---------- Input data ----------
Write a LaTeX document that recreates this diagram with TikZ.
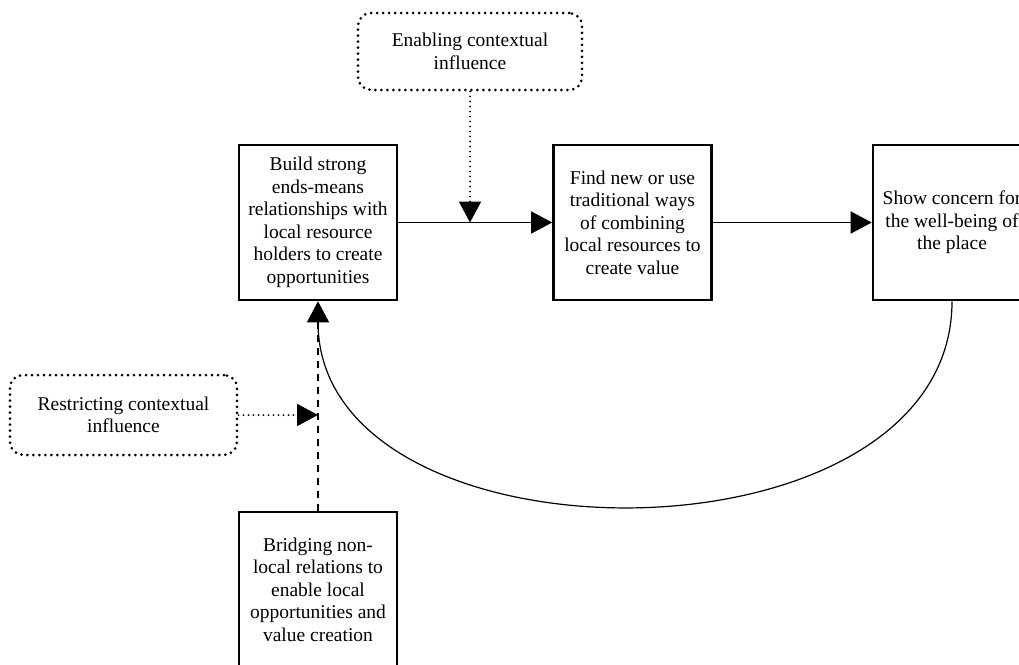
\documentclass[tikz,border=0pt]{standalone}
\usepackage{fontspec}
\setmainfont{Liberation Serif}
\usetikzlibrary{arrows.meta,positioning,calc}

\begin{document}
\begin{tikzpicture}[x=1pt,y=1pt,>={Triangle[length=21pt,width=22pt]},
 font=\fontsize{19.5}{22.5}\selectfont,
 stage/.style={draw, line width=2.6pt, minimum width=158pt, minimum height=155pt, align=center, inner sep=2pt},
 context/.style={draw, line width=3pt, dash pattern=on 0pt off 6pt, line cap=round, rounded corners=13pt, align=center},
 flow/.style={->, line width=1.4pt},
 push/.style={->, line width=2pt, dash pattern=on 0pt off 5pt, line cap=round}]
 \useasboundingbox (0,0) rectangle (1019,-664);
 \node[stage] (build) at (318,-222.5) {Build strong\\ends-means\\relationships with\\local resource\\holders to create\\opportunities};
 \node[stage] (find) at (632.5,-222.5) {Find new or use\\traditional ways\\of combining\\local resources to\\create value};
 \node[stage] (care) at (952,-222.5) {Show concern for\\the well-being of\\the place};
 \node[stage] (bridge) at (318,-589.5) {Bridging non-\\local relations to\\enable local\\opportunities and\\value creation};
 \node[context, minimum width=224pt, minimum height=77pt] (enable) at (470,-51.5) {Enabling contextual\\influence};
 \node[context, minimum width=227pt, minimum height=80pt] (restrict) at (123.5,-415) {Restricting contextual\\influence};
% main loop
 \draw[flow] (build) -- (find);
 \draw[flow] (find) -- (care);
 \draw[flow, line width=1.2pt] (care.south) to[out=-90,in=-90,looseness=1.1] (build.south);
 \draw[line width=1.4pt, dash pattern=on 7pt off 6pt] (bridge.north) -- ($(build.south)+(0,-21)$);
% context
 \draw[push] (enable) -- (enable |- build);
 \draw[push] (restrict) -- (restrict -| bridge);
\end{tikzpicture}
\end{document}
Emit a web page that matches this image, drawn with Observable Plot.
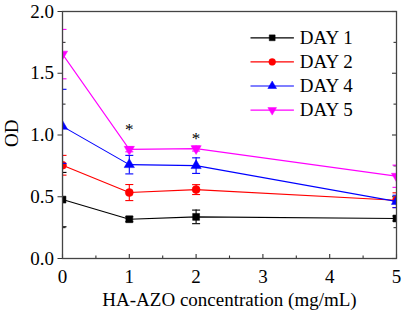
----------
* Given exercise
Quote in full the listing given above; the images are to be left out.

* Worked solution
Write a LaTeX document that recreates this diagram with TikZ.
\documentclass[tikz,border=0pt]{standalone}
\usepackage{fontspec}
\setmainfont{Liberation Serif}
\usetikzlibrary{arrows.meta,positioning,calc}

\begin{document}
\begin{tikzpicture}[x=1pt,y=1pt,>={Triangle[length=21pt,width=22pt]},
 font=\fontsize{19.5}{22.5}\selectfont,
 stage/.style={draw, line width=2.6pt, minimum width=158pt, minimum height=155pt, align=center, inner sep=2pt},
 context/.style={draw, line width=3pt, dash pattern=on 0pt off 6pt, line cap=round, rounded corners=13pt, align=center},
 flow/.style={->, line width=1.4pt},
 push/.style={->, line width=2pt, dash pattern=on 0pt off 5pt, line cap=round}]
 \useasboundingbox (0,0) rectangle (1019,-664);
 \node[stage] (build) at (318,-222.5) {Build strong\\ends-means\\relationships with\\local resource\\holders to create\\opportunities};
 \node[stage] (find) at (632.5,-222.5) {Find new or use\\traditional ways\\of combining\\local resources to\\create value};
 \node[stage] (care) at (952,-222.5) {Show concern for\\the well-being of\\the place};
 \node[stage] (bridge) at (318,-589.5) {Bridging non-\\local relations to\\enable local\\opportunities and\\value creation};
 \node[context, minimum width=224pt, minimum height=77pt] (enable) at (470,-51.5) {Enabling contextual\\influence};
 \node[context, minimum width=227pt, minimum height=80pt] (restrict) at (123.5,-415) {Restricting contextual\\influence};
% main loop
 \draw[flow] (build) -- (find);
 \draw[flow] (find) -- (care);
 \draw[flow, line width=1.2pt] (care.south) to[out=-90,in=-90,looseness=1.1] (build.south);
 \draw[line width=1.4pt, dash pattern=on 7pt off 6pt] (bridge.north) -- ($(build.south)+(0,-21)$);
% context
 \draw[push] (enable) -- (enable |- build);
 \draw[push] (restrict) -- (restrict -| bridge);
\end{tikzpicture}
\end{document}
Emit a web page that matches this image, drawn with Observable Plot.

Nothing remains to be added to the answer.